Homélies et autres réflexions
14 Juin 2020
Depuis trois semaines nous célébrons des mystères essentiels de notre foi. La pentecôte, avec le don de l’Esprit qui nous donne la grâce de l’unité dans la diversité. Dimanche dernier, la Sainte Trinité, qui nous rappelle que le cœur du cœur de notre foi est la relation. Et aujourd’hui nous célébrons le mystère du don du corps du Christ. Ces trois parties d’un même tableau qui fait partie de notre identité.
Nous avons entendu dans la première lecture que pour rappeler la sollicitude de Dieu envers son peuple, Moise fait mémoire. Je pense que cette parole adressée au peuple d’Israël, résonne de manière beaucoup plus intense pour nous aujourd’hui : « souviens-toi de la longue marche que tu as faite (…) dans le désert. Le Seigneur ton Dieu te l’a imposée pour te faire passer par la pauvreté ; il voulait t’éprouver et savoir ce que tu as dans le cœur. » Pendant les semaines de confinement, nous avons été, doublement privés du corps du Christ : le corps du Christ réel et substantiellement présent dans l’Eucharistie ; et le corps mystique du Christ que nous formons en tant que communauté ecclésiale, célébrante. Bien évidemment, la pandémie n’est pas une malédiction de Dieu. Mais elle était et elle reste le désert que nous traversons. Nous avons touché notre pauvreté. Nous avons éprouvé le besoin de l’autre, de la communauté, de Dieu présent dans l’Eucharistie.
Lorsque Jésus dit « le pain que je donnerai, c’est ma chair, donnée pour la vie du monde », il est entrain de nous révéler que c’est sa propre vie qu’il donne. Il donne pour que nous entrions avec lui dans la vie éternelle. L’eucharistie est la jonction entre ce qui est et ce qui sera. En se donnant dans l’Eucharistie et en demandant aux disciples de faire de même, le Christ fait de celle-ci un principe d’unité et de communion que les disciples ne comprennent pas tout de suite mais tout sera éclairé par la résurrection. Ce don qui a été fait par le Christ, lors du dernier repas aurait été un échec sans la résurrection. C’est un don donné sans retour! Et qui se donne sans cesse à chaque célébration eucharistique.
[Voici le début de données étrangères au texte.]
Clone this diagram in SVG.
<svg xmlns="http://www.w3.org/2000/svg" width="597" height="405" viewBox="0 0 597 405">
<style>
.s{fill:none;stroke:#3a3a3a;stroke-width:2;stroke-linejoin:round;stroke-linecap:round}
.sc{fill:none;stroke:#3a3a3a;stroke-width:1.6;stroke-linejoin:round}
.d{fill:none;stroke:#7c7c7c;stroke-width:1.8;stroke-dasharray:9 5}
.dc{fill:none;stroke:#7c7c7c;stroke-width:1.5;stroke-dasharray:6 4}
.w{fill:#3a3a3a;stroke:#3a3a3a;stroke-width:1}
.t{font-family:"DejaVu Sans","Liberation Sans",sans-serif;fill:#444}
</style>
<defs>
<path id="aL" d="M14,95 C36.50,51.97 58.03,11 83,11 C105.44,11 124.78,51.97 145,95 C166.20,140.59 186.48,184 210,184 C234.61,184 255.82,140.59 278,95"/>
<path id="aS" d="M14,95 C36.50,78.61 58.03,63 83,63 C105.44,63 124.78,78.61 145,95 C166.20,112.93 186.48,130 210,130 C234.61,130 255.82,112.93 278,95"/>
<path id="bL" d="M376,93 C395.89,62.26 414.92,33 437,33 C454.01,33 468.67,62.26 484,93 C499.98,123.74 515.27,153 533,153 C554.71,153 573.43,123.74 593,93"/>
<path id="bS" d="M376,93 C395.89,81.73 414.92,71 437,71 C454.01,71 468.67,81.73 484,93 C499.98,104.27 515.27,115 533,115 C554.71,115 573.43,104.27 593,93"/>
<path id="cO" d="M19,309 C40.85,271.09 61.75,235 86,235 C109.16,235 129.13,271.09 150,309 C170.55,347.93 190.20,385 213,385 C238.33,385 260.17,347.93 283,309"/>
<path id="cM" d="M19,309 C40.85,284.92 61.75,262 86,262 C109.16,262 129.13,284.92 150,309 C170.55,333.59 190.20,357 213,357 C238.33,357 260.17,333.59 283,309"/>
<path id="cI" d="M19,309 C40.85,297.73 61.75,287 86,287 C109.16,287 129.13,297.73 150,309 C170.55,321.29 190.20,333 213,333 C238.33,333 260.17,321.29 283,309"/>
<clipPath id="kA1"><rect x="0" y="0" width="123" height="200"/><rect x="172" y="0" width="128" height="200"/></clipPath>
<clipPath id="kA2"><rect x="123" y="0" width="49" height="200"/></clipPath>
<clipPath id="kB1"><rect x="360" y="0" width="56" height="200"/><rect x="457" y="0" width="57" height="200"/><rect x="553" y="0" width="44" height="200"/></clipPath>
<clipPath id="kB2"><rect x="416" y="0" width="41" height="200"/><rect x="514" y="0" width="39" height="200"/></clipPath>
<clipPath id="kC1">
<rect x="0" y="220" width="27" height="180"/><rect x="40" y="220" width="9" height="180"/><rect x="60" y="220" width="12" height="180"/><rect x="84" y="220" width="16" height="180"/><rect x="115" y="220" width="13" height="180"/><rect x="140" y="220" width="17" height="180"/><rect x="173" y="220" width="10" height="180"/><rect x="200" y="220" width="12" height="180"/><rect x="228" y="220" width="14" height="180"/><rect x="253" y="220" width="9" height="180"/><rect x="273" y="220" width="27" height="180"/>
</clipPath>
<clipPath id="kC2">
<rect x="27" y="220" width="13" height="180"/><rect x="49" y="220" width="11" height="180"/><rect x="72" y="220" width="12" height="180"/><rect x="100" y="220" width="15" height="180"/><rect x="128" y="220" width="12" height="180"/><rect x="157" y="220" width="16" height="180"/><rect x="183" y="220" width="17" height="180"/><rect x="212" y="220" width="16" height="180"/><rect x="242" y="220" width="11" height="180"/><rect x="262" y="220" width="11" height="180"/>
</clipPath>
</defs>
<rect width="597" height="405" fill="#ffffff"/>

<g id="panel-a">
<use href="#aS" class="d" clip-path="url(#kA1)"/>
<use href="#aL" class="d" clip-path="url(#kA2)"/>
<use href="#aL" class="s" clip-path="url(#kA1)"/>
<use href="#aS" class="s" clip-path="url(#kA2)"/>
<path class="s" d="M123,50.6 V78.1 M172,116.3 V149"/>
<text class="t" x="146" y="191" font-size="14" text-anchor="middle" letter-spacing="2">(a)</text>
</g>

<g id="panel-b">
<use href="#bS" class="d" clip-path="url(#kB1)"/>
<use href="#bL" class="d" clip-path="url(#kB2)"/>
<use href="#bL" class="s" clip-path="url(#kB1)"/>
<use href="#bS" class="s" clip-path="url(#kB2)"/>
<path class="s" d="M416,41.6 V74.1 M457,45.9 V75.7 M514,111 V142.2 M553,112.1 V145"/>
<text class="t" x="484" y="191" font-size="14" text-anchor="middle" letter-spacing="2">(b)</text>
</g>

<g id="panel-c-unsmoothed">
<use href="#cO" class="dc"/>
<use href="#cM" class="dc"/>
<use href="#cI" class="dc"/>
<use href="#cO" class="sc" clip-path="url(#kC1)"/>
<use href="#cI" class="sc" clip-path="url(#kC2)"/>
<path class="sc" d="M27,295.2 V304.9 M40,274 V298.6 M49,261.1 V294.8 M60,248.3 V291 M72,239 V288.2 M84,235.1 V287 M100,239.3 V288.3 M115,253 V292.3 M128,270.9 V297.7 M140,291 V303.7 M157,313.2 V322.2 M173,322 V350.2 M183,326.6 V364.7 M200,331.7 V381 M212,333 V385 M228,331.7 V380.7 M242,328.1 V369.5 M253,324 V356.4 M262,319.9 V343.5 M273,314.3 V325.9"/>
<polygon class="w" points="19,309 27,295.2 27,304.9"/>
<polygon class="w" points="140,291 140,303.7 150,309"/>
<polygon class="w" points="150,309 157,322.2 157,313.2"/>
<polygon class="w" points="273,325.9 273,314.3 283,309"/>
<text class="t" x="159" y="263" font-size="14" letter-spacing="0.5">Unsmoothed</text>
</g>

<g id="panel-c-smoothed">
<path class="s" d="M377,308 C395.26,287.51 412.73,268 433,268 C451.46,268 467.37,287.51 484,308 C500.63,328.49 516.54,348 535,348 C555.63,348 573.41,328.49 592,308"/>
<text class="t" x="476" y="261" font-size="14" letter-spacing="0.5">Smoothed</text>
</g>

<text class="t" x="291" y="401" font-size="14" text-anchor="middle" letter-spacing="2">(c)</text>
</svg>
Mais le don de Jésus doit nous pousser à ce que nous entrions nous-mêmes dans une démarche de don et d’unité. Car le corps eucharistique du Christ, sa présence réelle, sans le corps mystique, le corps du Christ que nous formons, n’a aucun sens. Nous avons ressenti cela pendant la période de confinement. Nous avons été tous contents de pouvoir vivre la messe, par exemple, à travers les réseaux sociaux ou par la télé. Mais à un moment donné, nous nous sommes lassés, car la présence physique nous manquait. Ce Corps du Christ qui est l’Eglise ne peut l’être que parce que son principe d’unité est justement le Corps eucharistique de celui qui pour elle a donné sa propre vie.
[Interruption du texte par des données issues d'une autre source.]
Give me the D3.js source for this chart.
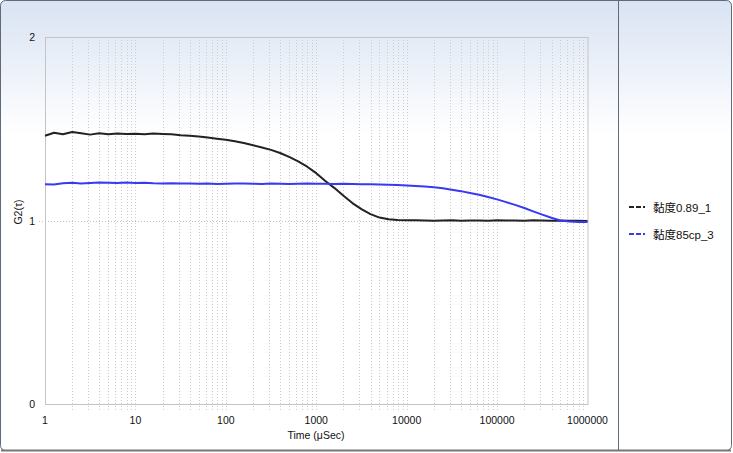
<!DOCTYPE html>
<html><head><meta charset="utf-8">
<script src="https://cdn.jsdelivr.net/npm/d3@7"></script>
<style>body{margin:0;background:#fff;}svg{display:block;}</style>
</head><body><svg id="c" width="733" height="453"></svg>
<script>
const times = [1,1.26,1.58,2,2.51,3.16,3.98,5.01,6.31,7.94,
10,12.6,15.8,20,25.1,31.6,39.8,50.1,63.1,79.4,
100,126,158,200,251,316,398,501,631,794,
1000,1260,1580,2000,2510,3160,3980,5010,6310,7940,
10000,12600,15800,20000,25100,31600,39800,50100,63100,79400,
100000,126000,158000,200000,251000,316000,398000,501000,631000,794000,
1000000];
const series1 = [1.462,1.478,1.470,1.482,1.475,1.468,1.476,1.470,1.474,1.471,
1.473,1.470,1.474,1.472,1.470,1.465,1.462,1.458,1.452,1.446,
1.440,1.432,1.422,1.410,1.398,1.385,1.368,1.347,1.322,1.293,
1.258,1.215,1.178,1.135,1.095,1.062,1.035,1.016,1.007,1.003,
1.001,1.001,1.000,0.999,1.000,1.001,0.999,1.000,1.000,0.998,
1.001,1.000,1.000,0.999,1.001,1.000,0.999,1.000,0.999,0.998,
0.997];
const series2 = [1.198,1.196,1.203,1.206,1.202,1.205,1.207,1.206,1.204,1.207,
1.205,1.206,1.203,1.202,1.203,1.201,1.202,1.200,1.201,1.199,
1.200,1.202,1.201,1.200,1.199,1.201,1.200,1.199,1.200,1.201,
1.200,1.200,1.199,1.200,1.199,1.198,1.197,1.196,1.195,1.193,
1.191,1.188,1.185,1.181,1.176,1.168,1.160,1.150,1.140,1.128,
1.115,1.100,1.085,1.068,1.050,1.032,1.015,1.000,0.994,0.992,
0.992];
const seriesNames = ["黏度0.89_1","黏度85cp_3"];
const seriesColors = ["#222222","#3838f5"];
const xTicks = [1,10,100,1000,10000,100000,1000000];
const yTicks = [0,1,2];

const svg = d3.select("#c");
const defs = svg.append("defs");
const g = defs.append("linearGradient").attr("id","bg").attr("x1",0).attr("y1",0).attr("x2",0).attr("y2",1);
g.append("stop").attr("offset","0").attr("stop-color","#d9e3f3");
g.append("stop").attr("offset","0.3").attr("stop-color","#ffffff");
g.append("stop").attr("offset","1").attr("stop-color","#ffffff");

svg.append("rect").attr("x",0.5).attr("y",0.5).attr("width",731).attr("height",450)
  .attr("rx",5).attr("fill","url(#bg)").attr("stroke","#5d6b7a").attr("stroke-width",1);
svg.append("line").attr("x1",1).attr("x2",731).attr("y1",450.5).attr("y2",450.5).attr("stroke","#777").attr("stroke-width",2);
svg.append("line").attr("x1",618.5).attr("x2",618.5).attr("y1",1).attr("y2",450).attr("stroke","#5d6b7a");

const L=45, R=587.5, T=37, B=404;
const x = d3.scaleLog().domain([1,1e6]).range([L,R]);
const y = d3.scaleLinear().domain([0,2]).range([B,T]);

// vertical grid (minor + decades)
const gridX = [];
for (let d=1; d<1e6; d*=10) for (let k=2; k<=10; k++) gridX.push(d*k);
svg.append("g").selectAll("line").data(gridX.filter(v=>v<1e6)).join("line")
  .attr("x1",d=>Math.round(x(d))+0.5).attr("x2",d=>Math.round(x(d))+0.5)
  .attr("y1",T).attr("y2",B+6)
  .attr("stroke","#cccccc").attr("stroke-dasharray","1,2");
// horizontal grid at 1
svg.append("line").attr("x1",L-6).attr("x2",R).attr("y1",Math.round(y(1))+0.5).attr("y2",Math.round(y(1))+0.5)
  .attr("stroke","#c2c2c2").attr("stroke-dasharray","1,2");
// plot frame
svg.append("rect").attr("x",L+0.5).attr("y",T+0.5).attr("width",R-L).attr("height",B-T)
  .attr("fill","none").attr("stroke","#c4c4c4");

// axes labels
const font = "'Liberation Sans', Arial, sans-serif";
svg.append("g").selectAll("text").data(xTicks).join("text")
  .attr("x",d=>x(d)).attr("y",424).attr("text-anchor","middle")
  .attr("font-family",font).attr("font-size","10.5px").attr("fill","#111").text(d=>d);
svg.append("g").selectAll("text").data(yTicks).join("text")
  .attr("x",35).attr("y",d=>y(d)+4).attr("text-anchor","end")
  .attr("font-family",font).attr("font-size","10.5px").attr("fill","#111").text(d=>d);
svg.append("text").attr("x",316).attr("y",439).attr("text-anchor","middle")
  .attr("font-family",font).attr("font-size","10.5px").attr("fill","#111").text("Time (μSec)");
svg.append("text").attr("transform","translate(22,212) rotate(-90)").attr("text-anchor","middle")
  .attr("font-family",font).attr("font-size","10.5px").attr("fill","#111").text("G2(τ)");

// lines
const line = d3.line().x(d=>x(d[0])).y(d=>y(d[1])).curve(d3.curveLinear);
[series1, series2].forEach((s,i)=>{
  svg.append("path").datum(times.map((t,j)=>[t,s[j]]))
    .attr("d",line).attr("fill","none").attr("stroke",seriesColors[i]).attr("stroke-width",2)
    .attr("stroke-linejoin","round");
});
// legend
const ly = [207,234];
seriesNames.forEach((n,i)=>{
  svg.append("line").attr("x1",629).attr("x2",648).attr("y1",ly[i]).attr("y2",ly[i])
    .attr("stroke",seriesColors[i]).attr("stroke-width",2).attr("stroke-dasharray","5,2,5,2,2,3");
  svg.append("text").attr("x",653).attr("y",ly[i]+4.5)
    .attr("font-family","'Liberation Sans','Noto Sans CJK SC',sans-serif").attr("font-size","11.5px")
    .attr("fill","#111").text(n);
});
</script></body></html>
Bien souvent, le débat autour de l’eucharistie, tourne autour d’une espèce de permis/interdits. Pour tel groupe, oui, pour un autre, non. En tombant là-dedans nous sommes complètement à côté de la plaque. Oui, il y a des dispositions à avoir pour recevoir l’eucharistie, selon la doctrine de l’Eglise, et selon le cheminement de chacun, mais ce n’est pas une question de permis/interdits. Et si nous prenons la mesure de ce que nous recevons, nous serions, chacun de nous, honnêtes envers nous-mêmes et envers les autres. Car a rien ne sert l’Eucharistie si nous ne sommes pas signes d’unité. A rien ne sert l’Eucharistie si nous la recevons comme un du. A rien ne sert l’Eucharistie si nous ne sommes pas capables de nous accueillir les uns les autres. De reconnaitre l’autre dans sa dignité. A rien ne sert l’Eucharistie si notre marche dans le désert ne fait pas bouger notre cœur. Et après cette traversée du désert, qu’est-ce qu’il nous reste ? Quel type de chrétien catholique voulons-nous être ? Lorsque nous communions nous recevons pour nourriture le corps du Christ Ressuscité, sa personne réelle, véritable, substantielle qui se donne par la relation qui s’établie entre la Personne du Christ et nous. Cette relation qui passe par nos sens, par notre existence concrète pour nourrir notre âme et nous donner la force pour la route. Et le sacrement de l’Eucharistie fait de nous le Corps mystique du Christ, elle donne sens à notre existence et nous entraine dans l’espérance de la vie future, où le Christ sera tout en tous !
Rendons grâces pour ce beau mystère et laissions-nous transformer en profondeur par lui.